1) This "similarity" is asymmetric. Look at the definition of TFIDF, it calculates for whatever you consider the corpus, not the query. So when you switch query and corpus, you are changing the weights (IDF) or the "normalization" (I prefer to think of square-root(DF) as the denominator for both texts - the corpus as well as the query). Geometrically: You have two psuedo-vectors V1 and V2. Naively we think of similarity as some equivalent to cosine of the angle between them. But the "angle" is being calculated after a projection of both V1 and V2. Now if this projection is determined symmetrically you'll be fine. But actually the projection of both vectors is based on a component of the first vector. So it is not symmetric under exhange. Concretely, consider two vectors V1 = (3,4,5) and V2 = (3,1,2). Our rule is to calculate the angle after projecting perpendicular to the largest component of the first vector (to down weight or eliminate the most common tokens in the corpus). If V1 is the corpus, you are calculating the angle between V1' = (3,4,0) and V2' = (3,1,0).
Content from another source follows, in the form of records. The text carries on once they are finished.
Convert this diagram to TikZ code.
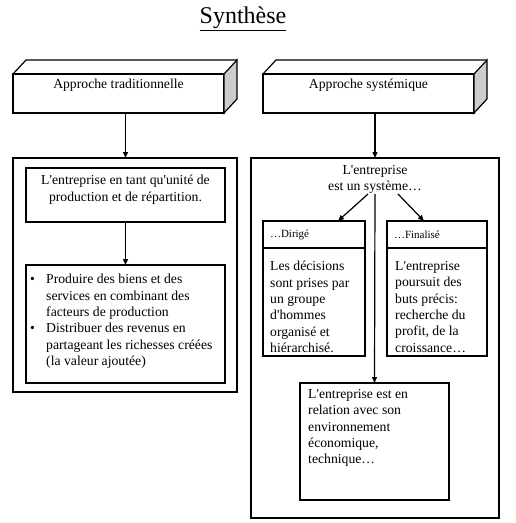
\documentclass[tikz,border=0pt]{standalone}
\usepackage{fontspec}
\setmainfont{Liberation Serif}[Ligatures=TeXOff]
\usetikzlibrary{arrows.meta, positioning}
\newcommand{\bodyfont}{\fontsize{13.7}{16.4}\selectfont}
\newcommand{\tagfont}{\fontsize{11}{13}\selectfont}

\begin{document}
\begin{tikzpicture}[x=1pt, y=-1pt,
    box/.style={draw, line width=1.2pt, inner sep=0pt, outer sep=0pt},
    txt/.style={font=\bodyfont, inner sep=0pt},
    arr/.style={-{Triangle[length=6pt, width=5pt]}, line width=1.2pt}
  ]
  \useasboundingbox (0,0) rectangle (515,523);

  % Title
  \node[font=\fontsize{24}{28}\selectfont] (title) at (243,19) {\underline{Synthèse}};

  % Cubes
  \foreach \n/\x/\t in {trad/118.5/Approche traditionnelle, syst/368.5/Approche systémique}{
    \node[box, minimum width=211pt, minimum height=39pt] (\n) at (\x,93.5) {};
    \filldraw[fill=gray!40, line width=1.2pt] (\n.north east) -- ++(13,-14)
      -- ++(0,39) -- (\n.south east) -- cycle;
    \draw[line width=1.2pt] (\n.north west) -- ++(13,-14) -- ++(211,0);
    \node[txt, anchor=base] (\n-lbl) at (\x,88) {\t};
  }

  % Left side
  \node[box, minimum width=224pt, minimum height=234pt] (left) at (125,275) {};
  \node[box, minimum width=199pt, minimum height=54pt] (unite) at (125.5,195) {};
  \node[txt, align=center, anchor=north] (unite-txt) at (125.5,175)
    {L'entreprise en tant qu'unité de\\production et de répartition.};
  \node[box, minimum width=199pt, minimum height=118pt] (prod) at (125.5,324) {};
  \node[txt, anchor=north west] (prod-txt) at (30,272) {%
    \begin{tabular}{@{}p{16pt}@{}l@{}}
      \textbullet & Produire des biens et des\\
                  & services en combinant des\\
                  & facteurs de production\\
      \textbullet & Distribuer des revenus en\\
                  & partageant les richesses créées\\
                  & (la valeur ajoutée)
    \end{tabular}};

  % Right side
  \node[box, minimum width=248pt, minimum height=360pt] (right) at (375,338) {};
  \node[txt, align=center, anchor=north] (sys) at (375,165)
    {L'entreprise\\est un système…};
  \coordinate (sysL) at (368,194);
  \coordinate (sysR) at (398,194);

  \node[box, minimum width=102pt, minimum height=27pt, font=\tagfont,
        text width=88pt, align=left] (dir-head) at (314,234.5) {…Dirigé};
  \node[box, minimum width=102pt, minimum height=108pt, below=0pt of dir-head] (dir) {};
  \node[txt, align=left, anchor=north west] (dir-txt) at (270,261)
    {Les décisions\\sont prises par\\un groupe\\d'hommes\\organisé et\\hiérarchisé.};

  \node[box, minimum width=100pt, minimum height=27pt, font=\tagfont,
        text width=86pt, align=left] (fin-head) at (437,234.5) {…Finalisé};
  \node[box, minimum width=100pt, minimum height=108pt, below=0pt of fin-head] (fin) {};
  \node[txt, align=left, anchor=north west] (fin-txt) at (395,261)
    {L'entreprise\\poursuit des\\buts précis:\\recherche du\\profit, de la\\croissance…};

  \node[box, minimum width=149pt, minimum height=117pt] (env) at (374.5,441.5) {};
  \node[txt, align=left, anchor=north west] (env-txt) at (308,389)
    {L'entreprise est en\\relation avec son\\environnement\\économique,\\technique…};

  % Connections
  \draw[arr] (trad.south -| unite.north) -- (unite.north |- left.north);
  \draw[arr] (syst.south -| right.north) -- (right.north);
  \draw[arr] (unite) -- (prod);
  \draw[arr] (sysL) -- (dir-head.north -| 338,0);
  \draw[arr] (sysR) -- (fin-head.north -| 424,0);
  \draw[arr] (sys.south) -- (env.north);
\end{tikzpicture}
\end{document}
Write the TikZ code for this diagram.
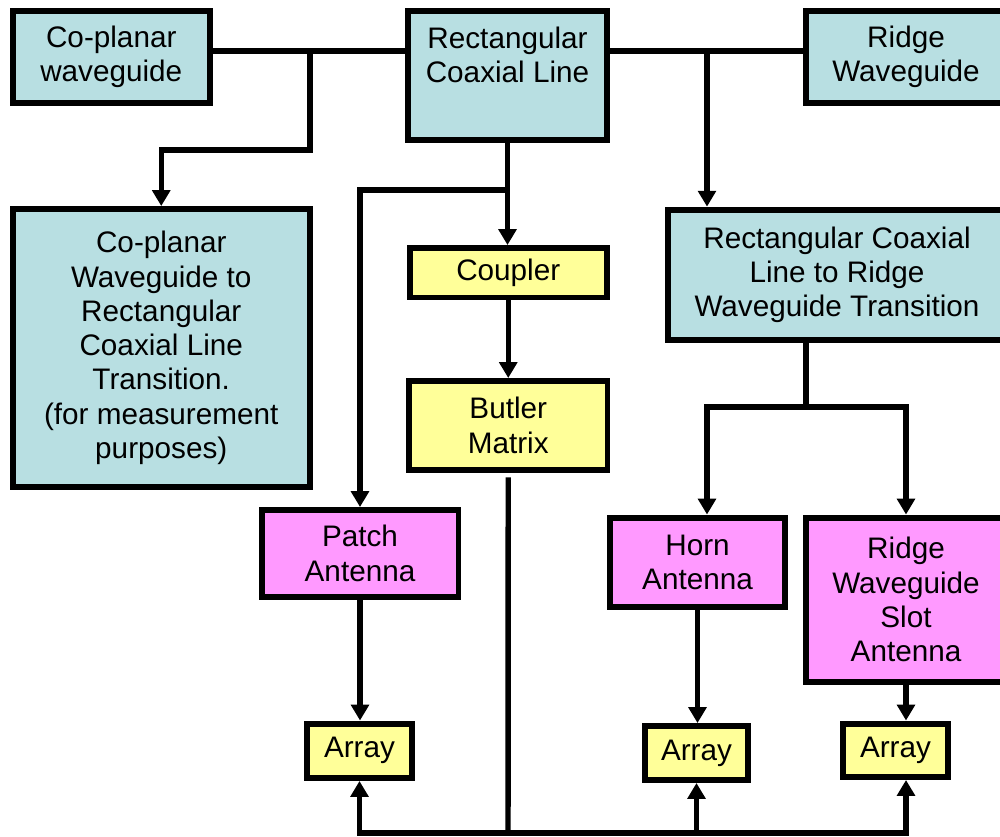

If V2 is the corpus you are calculating the angle between V1" = (0,4,5) and V2" = (0,1,2).

2) Again think geometrically in terms of projections. If your corpus has only one document, every token in that document has the maximum DF. So when you project perpendicular to this, you get zero! Algebraically, I suspect that what people call IDF is actually Log(IDF). So a token that appears in every document in the corpus has a DF of 1, its inverse is 1 and the log of that is ... 0. So if you only have one document, every token satisfies this and you are left with LIDF = 0.
Why log? probably something based on Zipf's law. But remember, this (LIDF) is not mathematically derived, it is just a heuristic that has become common usage. If you prefer, to do geometry with distributions, you should use something like the symmetrized Kullbach - Lieber probability divergence, or even better, the Euclidean metric in logit space.